Saturday, February 22, 2014

An animated puzzle

Swiped from Jake VanderPlas:


TC said...

The puzzle, I take it, is how can you have four pieces which are identical be configured in such a way that although they cover the exact same area in the larger triangle come up with a missing square in one. Simply by arranging them in a different order they fail to cover one square. Hmmm

bjkeefe said...

Yes, that's the question.

TC said...

A very clever illusion. In either position of the colored areas, the blank area to the upper left is not half the total area of the 5 X 13 block. The boundary between the triangles and the upper left blank space is not a straight line, even though it appears to be. It is a broken line with the bulge of color extending more into the blank space when the green triangle is down, and less when the green is up. That's where the area for the "extra" blank square comes from.

When the green triangle is down look where the top edge of the green crosses the grid behind it. Then look where the line crosses the grid when the green triangle is up. It changes slightly. Since it appears to run from corner to corner it seems like the same line , but not so much.

bjkeefe said...

I see the artifacts, and that was my first guess when I first saw the puzzle. But I don't think that's it. I think it is a difference in area in rectangles due to the larger (or smaller) difference between the length of the sides.

If you remember your introductory calculus, you might remember the problem of maximizing the area of a rectangle of fixed perimeter. It turns out that a square covers/enclosed the most area for a given perimeter, and that the more the rectangle gets skinnier, the less area it covers/encloses.
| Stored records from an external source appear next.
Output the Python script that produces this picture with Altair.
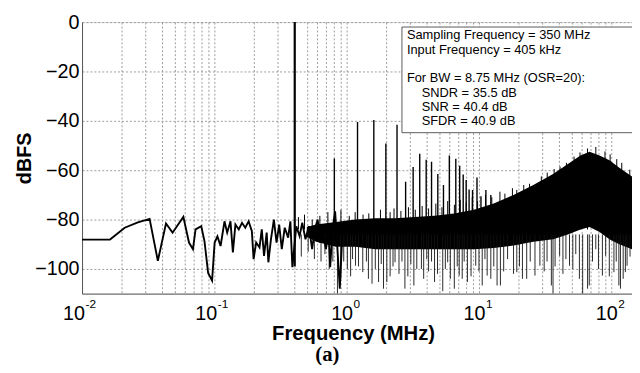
import altair as alt
import pandas as pd

# ---------------- data ----------------
# low-frequency part of the spectrum (single visible trace), MHz / dBFS
lf_freq = [0.0100, 0.01627, 0.0210, 0.0264, 0.0324, 0.0374, 0.0431, 0.0483,
           0.0583, 0.0643, 0.0689, 0.0721, 0.0796, 0.0842, 0.0897, 0.0961,
           0.1005, 0.1055, 0.1114, 0.1193, 0.1250, 0.1324, 0.1380, 0.1443,
           0.1529, 0.1618, 0.1713, 0.1815, 0.1921, 0.1979, 0.2070, 0.2194,
           0.2282, 0.2374, 0.2486, 0.2560, 0.2677, 0.2818, 0.2951, 0.3090,
           0.3233, 0.3404, 0.3610, 0.3755, 0.3887, 0.4163, 0.4406, 0.4616,
           0.4884, 0.5177, 0.5480, 0.5740, 0.6040, 0.6290, 0.6590, 0.6970,
           0.7300, 0.7504, 0.7820, 0.8180, 0.8520, 0.8870, 0.9290]
lf_db = [-88.1, -88.1, -83.3, -81.1, -79.7, -96.7, -81.6, -85.3,
         -78.9, -89.3, -92.0, -84.0, -82.7, -88.7, -101.6, -104.7,
         -89.3, -86.8, -90.7, -80.7, -85.3, -80.7, -93.3, -82.0,
         -84.0, -81.3, -83.3, -80.7, -84.7, -96.0, -89.3, -91.3,
         -84.0, -94.7, -85.3, -97.3, -88.0, -80.0, -89.3, -82.0,
         -92.0, -83.3, -87.3, -80.7, -99.3, -82.7, -86.7, -81.3,
         -88.0, -82.7, -92.0, -84.0, -80.0, -89.3, -84.7, -92.0,
         -85.3, -99.3, -84.0, -76.7, -92.0, -108.0, -85.3]

# dense noise region: solid core between an upper and a lower envelope
band_freq = [0.50, 0.587, 0.828, 1.167, 1.646, 2.321, 3.27, 4.61,
             6.50, 9.17, 12.93, 18.24, 25.74, 36.3, 47.0, 58.5, 68.5,
             81.5, 96.8, 115.0, 143.4]
band_hi = [-83.0, -82.0, -81.0, -80.0, -79.5, -79.5, -79.0, -78.5,
           -77.5, -76.0, -73.5, -70.0, -66.0, -61.5, -57.5, -54.0, -52.5,
           -54.0, -56.0, -59.0, -62.5]
band_lo = [-87.0, -89.0, -91.0, -91.0, -92.0, -92.0, -92.0, -92.0,
           -92.0, -92.0, -91.5, -90.5, -89.0, -88.0, -86.0, -84.0, -83.0,
           -85.0, -88.0, -90.0, -92.0]

# input tone
tone_freq = [0.405]
tone_top = [0.0]
tone_bottom = [-99.0]

# harmonic / spur peaks
spike_freq = [0.807, 1.208, 1.604, 1.978, 2.402, 2.79, 3.18, 3.566, 3.99,
              4.38, 4.885, 5.39, 5.97, 6.68, 7.15, 7.60, 8.00, 8.42, 8.94,
              9.66, 10.35, 11.28, 12.29]
spike_top = [-55.3, -40.5, -39.7, -49.2, -41.6, -64.7, -58.7, -53.3, -55.8,
             -56.6, -61.5, -66.0, -54.0, -55.4, -58.2, -61.7, -64.0, -67.8, -68.0,
             -63.0, -70.5, -68.0, -70.0]

# ragged upper fringe of the noise floor
fringe_freq = [0.432, 0.48, 0.549, 0.627, 0.721, 0.905, 1.046, 1.159, 1.33,
               1.47, 1.80, 2.13, 2.28, 2.57, 2.93, 3.30, 3.72, 4.16, 4.72,
               5.25, 5.80, 6.52, 7.22, 8.01, 8.89, 9.76, 11.2, 12.5, 14.4,
               15.7, 17.9, 19.3, 21.8, 24.1, 29.6, 32.8, 37.0, 41.0, 45.8,
               52.3, 58.0, 66.1, 76.4, 89.6, 98.0, 110.0, 120.0, 138.0]
fringe_top = [-79.0, -78.0, -80.0, -78.5, -77.0, -76.0, -78.5, -77.0, -78.0,
              -77.5, -76.0, -77.0, -75.5, -76.5, -75.0, -76.0, -74.5, -75.5, -73.5,
              -75.0, -72.5, -74.0, -72.0, -73.0, -71.0, -72.5, -70.0, -71.0, -68.7,
              -69.5, -67.3, -68.0, -66.0, -65.5, -62.5, -61.0, -59.5, -58.5, -57.0,
              -54.5, -52.8, -51.2, -50.6, -52.4, -53.6, -55.5, -57.0, -59.8]

# downward noise dips below the core
dip_freq = [0.454, 0.512, 0.570, 0.640, 0.685, 0.738, 0.786, 0.852, 0.902,
            0.950, 1.012, 1.071, 1.108, 1.167, 1.229, 1.323, 1.41, 1.46,
            1.555, 1.646, 1.742, 1.825, 1.898, 2.012, 2.13, 2.24, 2.321,
            2.486, 2.618, 2.756, 2.90, 3.055, 3.22, 3.388, 3.672, 3.82,
            4.03, 4.16, 4.38, 4.615, 4.86, 5.323, 5.57, 5.80, 6.075, 6.51,
            6.85, 7.09, 7.47, 7.73, 8.18, 8.71, 9.45, 10.0, 10.58, 11.09,
            11.53, 12.29, 12.94, 13.70, 14.52, 15.37, 16.45, 18.25, 19.31,
            20.23, 21.3, 22.94, 24.4, 26.50, 28.87, 31.1, 32.7, 35.24, 36.28,
            37.6, 40.71, 43.1, 45.4, 48.33, 51.2, 53.9, 57.41, 60.76, 66.21,
            68.18, 72.1, 76.35, 80.0, 85.67, 90.69, 96.6, 104.7, 109.0, 114.1,
            117.3, 123.0, 127.8, 131.6, 138.6]
dip_bottom = [-95.0, -93.0, -96.0, -97.0, -94.0, -100.0, -97.0, -110.0, -104.0,
              -97.0, -100.0, -103.0, -96.0, -98.7, -99.0, -101.3, -97.0, -104.0,
              -106.0, -100.0, -105.3, -98.0, -108.0, -105.3, -103.0, -99.0, -97.3,
              -102.0, -97.0, -108.0, -103.0, -98.0, -106.7, -100.0, -100.0, -104.0,
              -96.0, -101.0, -97.0, -105.3, -102.0, -109.0, -100.0, -97.3, -104.0, -108.0,
              -99.0, -102.7, -104.0, -97.0, -105.3, -103.0, -98.7, -101.0, -106.7, -96.0,
              -102.7, -104.0, -99.0, -106.7, -106.7, -101.0, -96.0, -102.0, -101.3,
              -99.0, -104.0, -104.0, -97.0, -102.7, -98.7, -101.0, -97.0, -106.7, -110.0,
              -99.0, -94.7, -102.0, -96.0, -98.7, -100.0, -94.0, -104.0, -110.0, -108.0,
              -106.7, -97.0, -92.0, -100.0, -102.7, -94.7, -103.0, -101.3, -97.0, -106.7,
              -108.0, -104.0, -101.3, -98.7, -95.0]

# axis ticks
y_ticks = [-100, -80, -60, -40, -20, 0]
x_label_exponents = [-2, -1, 0, 1, 2]
grid_multipliers = [1, 2, 3, 4, 5, 6, 7, 8, 9]

# annotation text
box_lines_top = ["Sampling Frequency = 350 MHz", "Input Frequency = 405 kHz"]
box_line_bw = ["For BW = 8.75 MHz (OSR=20):"]
box_lines_metrics = ["SNDR = 35.5 dB", "SNR = 40.4 dB", "SFDR = 40.9 dB"]
x_title = "Frequency (MHz)"
y_title = "dBFS"
caption = "(a)"

# ---------------- chart ----------------
FMIN, FMAX = 0.01, 143.4
W, H = 557, 275
FONT = "Liberation Sans"

grid_vals = [m * 10.0 ** d for d in range(-2, 3) for m in grid_multipliers
             if m * 10.0 ** d <= FMAX]

xscale = alt.Scale(type="log", domain=[FMIN, FMAX], nice=False)
yscale = alt.Scale(domain=[-110, 0], nice=False)

x_axis = alt.Axis(values=grid_vals, labels=False, ticks=False, grid=True,
                  gridDash=[2, 2], gridColor="#9a9a9a", gridWidth=1,
                  domainColor="#555", title=x_title, titleFont=FONT,
                  titleFontSize=20.5, titleFontWeight="bold", titleColor="black",
                  titleX=274.5, titleY=46.5, titleBaseline="alphabetic",
                  titleAlign="center")
y_axis = alt.Axis(values=y_ticks, ticks=False, grid=True, gridDash=[2, 2],
                  gridColor="#9a9a9a", gridWidth=1, domainColor="#555",
                  labelFont=FONT, labelFontSize=20, labelColor="black",
                  labelPadding=3, title=y_title, titleFont=FONT,
                  titleFontSize=20, titleFontWeight="bold", titleColor="black",
                  titleX=-58, titleY=H / 2, titleAngle=-90,
                  titleBaseline="middle", titleAlign="center")


def X(field="f"):
    return alt.X(f"{field}:Q", scale=xscale, axis=x_axis)


def Y(field):
    return alt.Y(f"{field}:Q", scale=yscale, axis=y_axis)


lf_df = pd.DataFrame({"f": lf_freq, "db": lf_db})
band_df = pd.DataFrame({"f": band_freq, "hi": band_hi, "lo": band_lo})
tone_df = pd.DataFrame({"f": tone_freq, "top": tone_top, "bot": tone_bottom})
spike_df = pd.DataFrame({"f": spike_freq, "top": spike_top})
fringe_df = pd.DataFrame({"f": fringe_freq, "top": fringe_top})
dip_df = pd.DataFrame({"f": dip_freq, "bot": dip_bottom})
lab_df = pd.DataFrame({"e": x_label_exponents,
                       "f": [10.0 ** e for e in x_label_exponents],
                       "base": ["10"] * len(x_label_exponents),
                       "sup": [str(e) for e in x_label_exponents]})
one = pd.DataFrame({"k": [0]})

band = alt.Chart(band_df).mark_area(color="black", clip=True).encode(
    x=X(), y=Y("hi"), y2="lo:Q")

dips = alt.Chart(dip_df).mark_rule(color="#111", strokeWidth=0.9, clip=True).encode(
    x=X(), y=Y("bot"), y2=alt.datum(-86))

fringe = alt.Chart(fringe_df).mark_rule(color="black", strokeWidth=1, clip=True).encode(
    x=X(), y=Y("top"), y2=alt.datum(-84))

spikes = alt.Chart(spike_df).mark_rule(color="black", strokeWidth=1.4, clip=True).encode(
    x=X(), y=Y("top"), y2=alt.datum(-84))

lf = alt.Chart(lf_df).mark_line(color="black", strokeWidth=1.9, clip=True).encode(
    x=X(), y=Y("db"))

tone = alt.Chart(tone_df).mark_rule(color="black", strokeWidth=2.2, clip=True).encode(
    x=X(), y=Y("top"), y2="bot:Q")

box = alt.Chart(one).mark_rect(fill="white", stroke="#333", strokeWidth=0.8).encode(
    x=alt.value(324), x2=alt.value(562), y=alt.value(5), y2=alt.value(112))

txt_kw = dict(font=FONT, fontSize=13, color="black", align="left",
              baseline="alphabetic", lineHeight=14.4)
t1 = alt.Chart(one).mark_text(**txt_kw).encode(
    x=alt.value(329), y=alt.value(17.5), text=alt.value(box_lines_top))
t2 = alt.Chart(one).mark_text(**txt_kw).encode(
    x=alt.value(329), y=alt.value(61), text=alt.value(box_line_bw))
t3 = alt.Chart(one).mark_text(**txt_kw).encode(
    x=alt.value(344), y=alt.value(75.5), text=alt.value(box_lines_metrics))


def lab_layer(field, cond, dx, y, size, align):
    return alt.Chart(lab_df).transform_filter(cond).mark_text(
        font=FONT, fontSize=size, color="black", align=align,
        baseline="alphabetic", dx=dx).encode(
        x=X(), y=alt.value(y), text=f"{field}:N")


labs = [
    lab_layer("base", "datum.e < 0", 3, 301.5, 20, "right"),
    lab_layer("base", "datum.e >= 0", 6.5, 301.5, 20, "right"),
    lab_layer("sup", "datum.e < 0", 3.5, 289.3, 12, "left"),
    lab_layer("sup", "datum.e >= 0", 7, 289.3, 12, "left"),
]

cap = alt.Chart(one).mark_text(font="Liberation Serif", fontSize=21,
                               fontWeight="bold", color="black",
                               align="center", baseline="alphabetic").encode(
    x=alt.value(248.5), y=alt.value(343.5), text=alt.value(caption))

chart = alt.layer(band, dips, fringe, spikes, lf, tone, box, t1, t2, t3, *labs, cap).properties(
    width=W, height=H,
    padding={"left": 75, "top": 12, "right": 0, "bottom": 70},
    autosize=alt.AutoSizeParams(type="none"),
).configure_view(stroke="#8a8a8a", strokeWidth=1).configure(background="white")

chart.save("out.html", embed_options={"renderer": "svg", "actions": False})
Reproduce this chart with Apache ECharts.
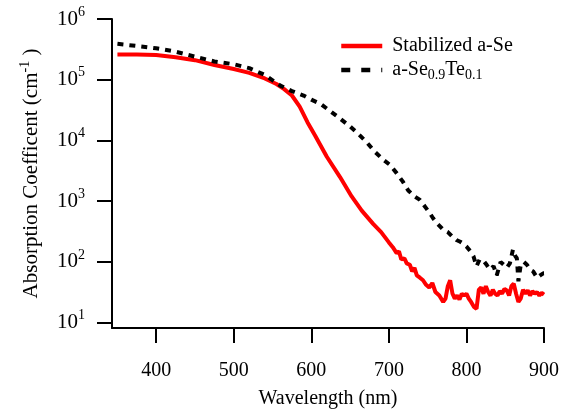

If you hover your mouse over the image, you'll see a suggestion I made largely with you in mind.

toma said...

I think the two triangular pieces are shaped differently. They're not similar. The green one is a little steeper in incline (the slope, or rise over run, of the top line is 2/5 or .400) where the blue one is a little flatter (3/8 or .375). So as TC said, the true (hinted at) dividing line running from the bottom left corner to the top right corner of the graph is not being displayed by the puzzle. The slope of that imaginary line is 5/13, or .385, in between the slopes of the triangular pieces. When the blue piece is on the left, the 'dividing line' displayed by the pieces together runs below the true dividing line. When the green piece shifts to the left, the 'dividing line' displayed by the pieces together runs above the true dividing line. It's like plucking a guitar string and watching it vibrate to either side of its original place. With the green piece to the left, and the dividing line on the high side, there's more space underneath than there was before. Great puzzle.